> [Dataset section]
== == ==

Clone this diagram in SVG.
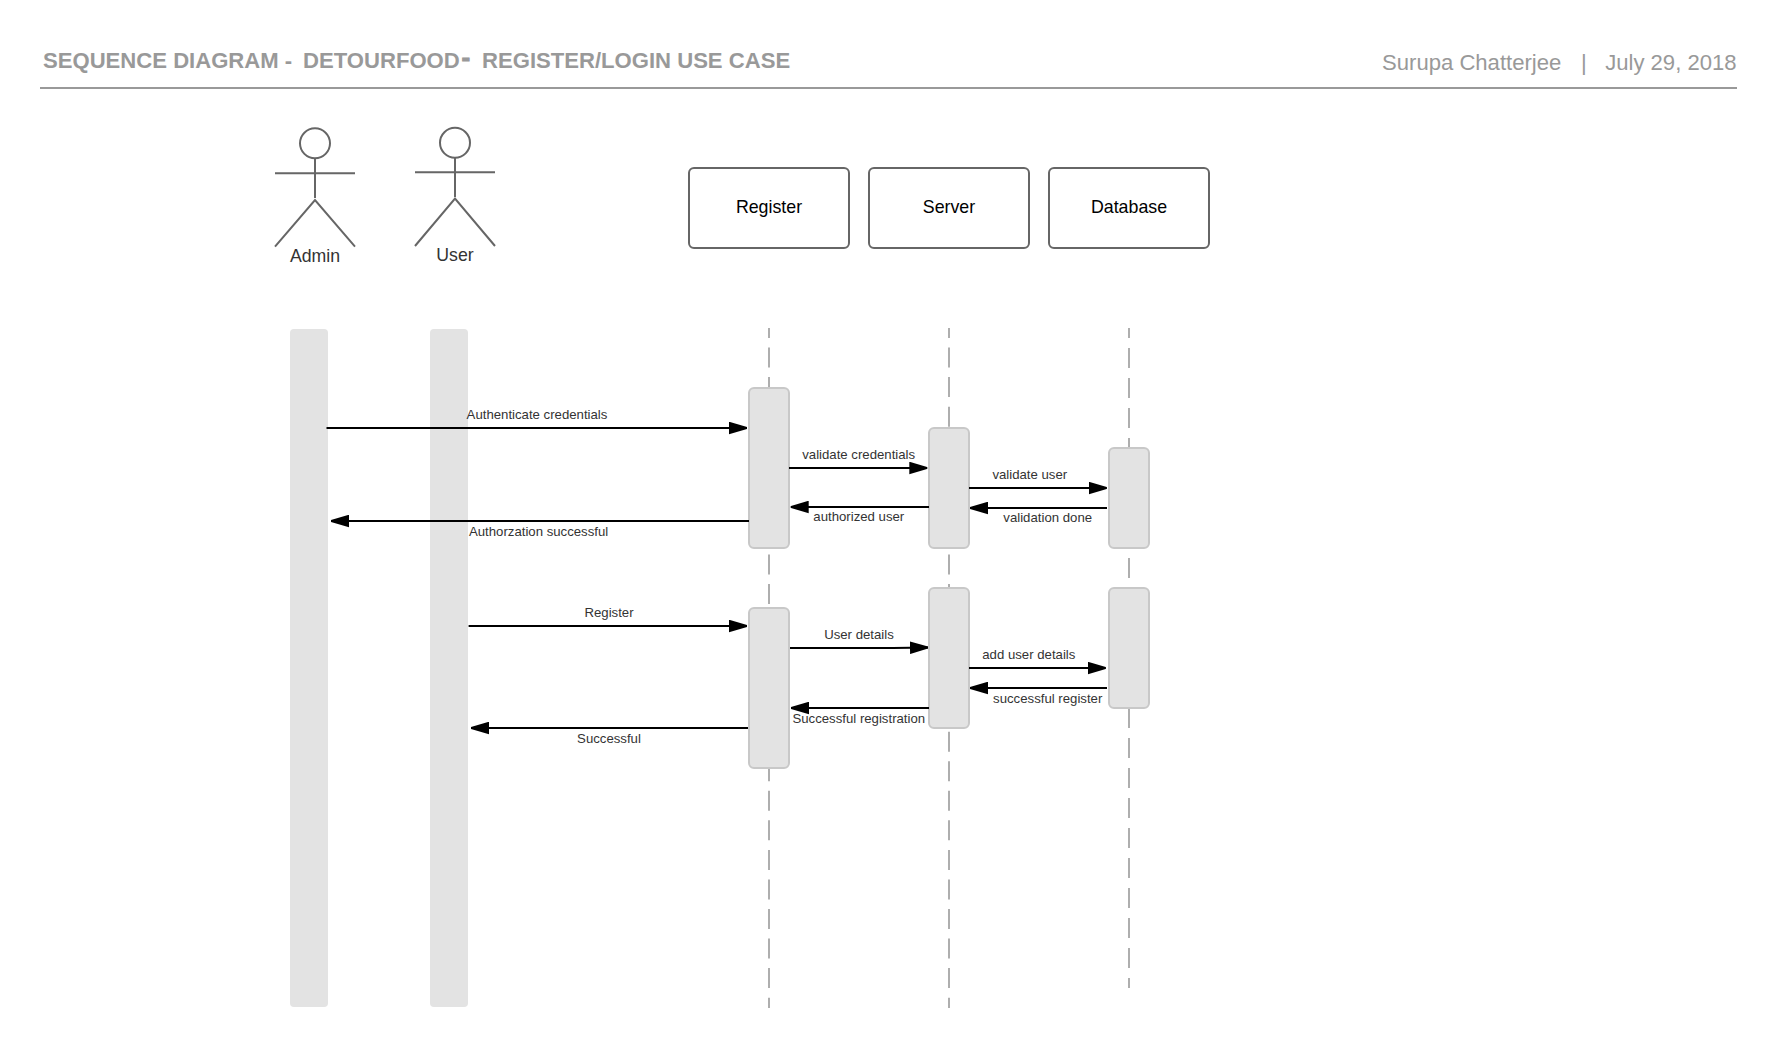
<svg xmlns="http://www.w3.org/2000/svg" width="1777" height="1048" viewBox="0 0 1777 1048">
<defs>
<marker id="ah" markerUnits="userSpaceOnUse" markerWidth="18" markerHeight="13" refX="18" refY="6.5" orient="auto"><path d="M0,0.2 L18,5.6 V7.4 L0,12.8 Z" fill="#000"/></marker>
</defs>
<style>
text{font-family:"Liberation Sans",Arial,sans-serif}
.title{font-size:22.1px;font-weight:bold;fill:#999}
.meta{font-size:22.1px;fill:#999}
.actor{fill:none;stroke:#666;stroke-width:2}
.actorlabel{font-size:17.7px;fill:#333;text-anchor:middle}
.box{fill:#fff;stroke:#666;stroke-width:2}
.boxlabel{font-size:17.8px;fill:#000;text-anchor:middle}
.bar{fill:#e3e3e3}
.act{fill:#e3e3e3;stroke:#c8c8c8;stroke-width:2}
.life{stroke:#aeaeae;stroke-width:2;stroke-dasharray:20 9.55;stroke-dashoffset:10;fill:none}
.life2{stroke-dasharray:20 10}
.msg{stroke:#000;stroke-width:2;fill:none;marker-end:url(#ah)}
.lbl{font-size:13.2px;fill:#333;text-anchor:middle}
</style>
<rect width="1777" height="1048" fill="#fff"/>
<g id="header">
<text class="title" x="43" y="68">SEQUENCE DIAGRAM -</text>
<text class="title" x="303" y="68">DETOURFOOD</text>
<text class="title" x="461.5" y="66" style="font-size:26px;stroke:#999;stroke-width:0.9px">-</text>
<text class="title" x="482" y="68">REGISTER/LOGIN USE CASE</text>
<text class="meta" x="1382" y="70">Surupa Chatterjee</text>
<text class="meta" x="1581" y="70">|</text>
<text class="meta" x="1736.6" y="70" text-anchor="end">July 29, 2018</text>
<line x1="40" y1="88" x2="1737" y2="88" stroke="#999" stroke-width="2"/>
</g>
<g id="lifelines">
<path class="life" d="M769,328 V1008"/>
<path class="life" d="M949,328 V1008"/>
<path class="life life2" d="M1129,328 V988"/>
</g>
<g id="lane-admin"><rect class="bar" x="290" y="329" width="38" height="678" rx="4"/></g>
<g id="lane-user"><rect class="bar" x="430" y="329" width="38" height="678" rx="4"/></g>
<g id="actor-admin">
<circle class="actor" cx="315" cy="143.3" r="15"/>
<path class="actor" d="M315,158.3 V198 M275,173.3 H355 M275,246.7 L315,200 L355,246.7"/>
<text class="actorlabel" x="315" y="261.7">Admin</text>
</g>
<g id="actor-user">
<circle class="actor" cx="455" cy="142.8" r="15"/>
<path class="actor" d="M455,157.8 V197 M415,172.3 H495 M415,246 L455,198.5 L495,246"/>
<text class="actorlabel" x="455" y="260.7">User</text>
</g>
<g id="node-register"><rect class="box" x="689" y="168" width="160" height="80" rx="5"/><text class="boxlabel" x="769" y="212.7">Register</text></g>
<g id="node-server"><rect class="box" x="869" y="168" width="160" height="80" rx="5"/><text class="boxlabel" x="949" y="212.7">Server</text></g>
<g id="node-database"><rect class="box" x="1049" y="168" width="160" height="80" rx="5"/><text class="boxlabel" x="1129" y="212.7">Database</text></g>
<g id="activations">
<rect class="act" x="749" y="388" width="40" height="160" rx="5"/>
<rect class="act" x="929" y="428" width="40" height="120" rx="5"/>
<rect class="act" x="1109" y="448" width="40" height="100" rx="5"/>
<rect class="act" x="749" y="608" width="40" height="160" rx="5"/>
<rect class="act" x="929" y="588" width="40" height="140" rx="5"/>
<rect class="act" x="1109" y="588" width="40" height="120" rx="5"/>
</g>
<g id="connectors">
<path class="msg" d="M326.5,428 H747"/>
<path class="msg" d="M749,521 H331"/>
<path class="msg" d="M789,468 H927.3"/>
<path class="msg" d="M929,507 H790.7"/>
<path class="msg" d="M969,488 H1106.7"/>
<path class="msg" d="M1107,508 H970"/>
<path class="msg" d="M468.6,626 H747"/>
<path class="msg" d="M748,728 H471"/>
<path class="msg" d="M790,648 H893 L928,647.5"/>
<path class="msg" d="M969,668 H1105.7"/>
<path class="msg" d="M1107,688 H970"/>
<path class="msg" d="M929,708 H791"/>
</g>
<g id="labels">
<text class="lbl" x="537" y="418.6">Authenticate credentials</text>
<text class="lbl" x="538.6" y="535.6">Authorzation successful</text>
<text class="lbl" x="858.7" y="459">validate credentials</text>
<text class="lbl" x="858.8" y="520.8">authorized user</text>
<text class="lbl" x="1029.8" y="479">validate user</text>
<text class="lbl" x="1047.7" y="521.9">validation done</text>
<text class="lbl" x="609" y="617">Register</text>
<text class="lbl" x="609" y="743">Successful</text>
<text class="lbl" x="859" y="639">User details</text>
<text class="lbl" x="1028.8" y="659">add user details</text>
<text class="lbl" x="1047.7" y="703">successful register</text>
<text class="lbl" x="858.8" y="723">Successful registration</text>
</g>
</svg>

== == ==

> [Your task] Please set down each line of the data above exactly as written, without the pictures.

> [Complete answer]
Clone this diagram in SVG.
<svg xmlns="http://www.w3.org/2000/svg" width="1777" height="1048" viewBox="0 0 1777 1048">
<defs>
<marker id="ah" markerUnits="userSpaceOnUse" markerWidth="18" markerHeight="13" refX="18" refY="6.5" orient="auto"><path d="M0,0.2 L18,5.6 V7.4 L0,12.8 Z" fill="#000"/></marker>
</defs>
<style>
text{font-family:"Liberation Sans",Arial,sans-serif}
.title{font-size:22.1px;font-weight:bold;fill:#999}
.meta{font-size:22.1px;fill:#999}
.actor{fill:none;stroke:#666;stroke-width:2}
.actorlabel{font-size:17.7px;fill:#333;text-anchor:middle}
.box{fill:#fff;stroke:#666;stroke-width:2}
.boxlabel{font-size:17.8px;fill:#000;text-anchor:middle}
.bar{fill:#e3e3e3}
.act{fill:#e3e3e3;stroke:#c8c8c8;stroke-width:2}
.life{stroke:#aeaeae;stroke-width:2;stroke-dasharray:20 9.55;stroke-dashoffset:10;fill:none}
.life2{stroke-dasharray:20 10}
.msg{stroke:#000;stroke-width:2;fill:none;marker-end:url(#ah)}
.lbl{font-size:13.2px;fill:#333;text-anchor:middle}
</style>
<rect width="1777" height="1048" fill="#fff"/>
<g id="header">
<text class="title" x="43" y="68">SEQUENCE DIAGRAM -</text>
<text class="title" x="303" y="68">DETOURFOOD</text>
<text class="title" x="461.5" y="66" style="font-size:26px;stroke:#999;stroke-width:0.9px">-</text>
<text class="title" x="482" y="68">REGISTER/LOGIN USE CASE</text>
<text class="meta" x="1382" y="70">Surupa Chatterjee</text>
<text class="meta" x="1581" y="70">|</text>
<text class="meta" x="1736.6" y="70" text-anchor="end">July 29, 2018</text>
<line x1="40" y1="88" x2="1737" y2="88" stroke="#999" stroke-width="2"/>
</g>
<g id="lifelines">
<path class="life" d="M769,328 V1008"/>
<path class="life" d="M949,328 V1008"/>
<path class="life life2" d="M1129,328 V988"/>
</g>
<g id="lane-admin"><rect class="bar" x="290" y="329" width="38" height="678" rx="4"/></g>
<g id="lane-user"><rect class="bar" x="430" y="329" width="38" height="678" rx="4"/></g>
<g id="actor-admin">
<circle class="actor" cx="315" cy="143.3" r="15"/>
<path class="actor" d="M315,158.3 V198 M275,173.3 H355 M275,246.7 L315,200 L355,246.7"/>
<text class="actorlabel" x="315" y="261.7">Admin</text>
</g>
<g id="actor-user">
<circle class="actor" cx="455" cy="142.8" r="15"/>
<path class="actor" d="M455,157.8 V197 M415,172.3 H495 M415,246 L455,198.5 L495,246"/>
<text class="actorlabel" x="455" y="260.7">User</text>
</g>
<g id="node-register"><rect class="box" x="689" y="168" width="160" height="80" rx="5"/><text class="boxlabel" x="769" y="212.7">Register</text></g>
<g id="node-server"><rect class="box" x="869" y="168" width="160" height="80" rx="5"/><text class="boxlabel" x="949" y="212.7">Server</text></g>
<g id="node-database"><rect class="box" x="1049" y="168" width="160" height="80" rx="5"/><text class="boxlabel" x="1129" y="212.7">Database</text></g>
<g id="activations">
<rect class="act" x="749" y="388" width="40" height="160" rx="5"/>
<rect class="act" x="929" y="428" width="40" height="120" rx="5"/>
<rect class="act" x="1109" y="448" width="40" height="100" rx="5"/>
<rect class="act" x="749" y="608" width="40" height="160" rx="5"/>
<rect class="act" x="929" y="588" width="40" height="140" rx="5"/>
<rect class="act" x="1109" y="588" width="40" height="120" rx="5"/>
</g>
<g id="connectors">
<path class="msg" d="M326.5,428 H747"/>
<path class="msg" d="M749,521 H331"/>
<path class="msg" d="M789,468 H927.3"/>
<path class="msg" d="M929,507 H790.7"/>
<path class="msg" d="M969,488 H1106.7"/>
<path class="msg" d="M1107,508 H970"/>
<path class="msg" d="M468.6,626 H747"/>
<path class="msg" d="M748,728 H471"/>
<path class="msg" d="M790,648 H893 L928,647.5"/>
<path class="msg" d="M969,668 H1105.7"/>
<path class="msg" d="M1107,688 H970"/>
<path class="msg" d="M929,708 H791"/>
</g>
<g id="labels">
<text class="lbl" x="537" y="418.6">Authenticate credentials</text>
<text class="lbl" x="538.6" y="535.6">Authorzation successful</text>
<text class="lbl" x="858.7" y="459">validate credentials</text>
<text class="lbl" x="858.8" y="520.8">authorized user</text>
<text class="lbl" x="1029.8" y="479">validate user</text>
<text class="lbl" x="1047.7" y="521.9">validation done</text>
<text class="lbl" x="609" y="617">Register</text>
<text class="lbl" x="609" y="743">Successful</text>
<text class="lbl" x="859" y="639">User details</text>
<text class="lbl" x="1028.8" y="659">add user details</text>
<text class="lbl" x="1047.7" y="703">successful register</text>
<text class="lbl" x="858.8" y="723">Successful registration</text>
</g>
</svg>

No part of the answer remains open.